What makes you say this bill is doing more than call for a minimalist response to tax return fraud (giving people “identity protection ID number” to use with ID theft cases and a single phone number to call about tax related identity theft) and make updates correcting obvious flaws in the tax code (aka keeping the lights on)? The provisions in this law will not make it less likely that someone will file a tax return with your stolen info, and not make it easier to get it made right if that does happen.
At least the 9/11 first responders bill was about allocating resources to do something, but the main reason it doesn’t serve your point is the fact it stood for 18 years as an example of our government’s incompetence and inability to do basic, non controversial things.
You are asking me to trust that the people making law now know what they are doing and are slowly moving things in the right direction instead of slowly in the wrong direction, while not contesting the claim that this law does nothing to accomplish its stated goal of reducing the public burden of tax return fraud.
US tax law has been dysfunctional and getting worse for decades, to me that says there are issues with how the system is designed and meaningful progress beyond “keeping the lights on” will require restructuring the law and the agency, not adding a new office here and giving taxpayers more notifications there.
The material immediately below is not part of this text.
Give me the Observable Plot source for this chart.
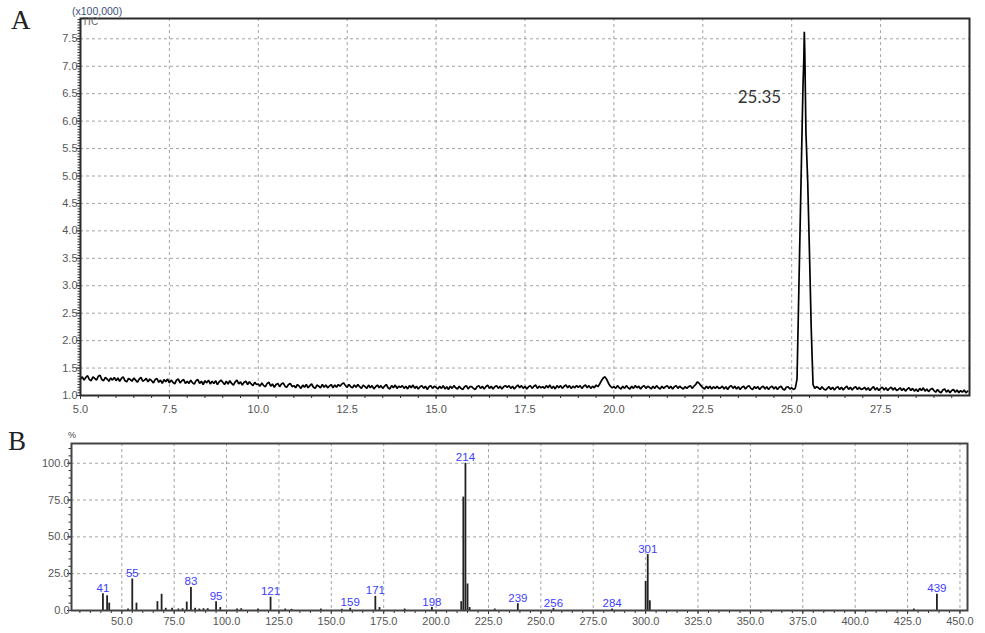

Those types of measures, as you correctly point out, have to be looked at as part of a larger plan for the organization that meaningfully addresses a problem, not in isolation. Except here we have a collection of measures that doesn’t coherently address a problem, so there is no way left to look at them except in isolation.
I was pointing out passed law that I consider answers "When's the last time you remember high-profile federal legislation being passed with the intention of protecting or aiding constituents?"
The law has many stated goals, as set forth in the quote I posted.
The constituents of social conservatives favor this approach to governing. Those constituents don't want to punish corporations using the law because they view government regulations as bad for the economy.
That is hilariously backwards. "Social Conservatives" have done plenty to try an protect or aid constituents, but it's held up by the Grand Old Party in the Senate.
Compromise implies both sides have something to give. One side doesn't have anything the other side wants, so there can be no compromise.
Let's take freedom of speech. One side believes it's unlimited, and the other doesn't. How do you compromise on that? You can't. How do you solve that problem? You don't, it's not the government's job to solve all of society's problems. That's the point most people don't understand: quit trying to control the behavior of others.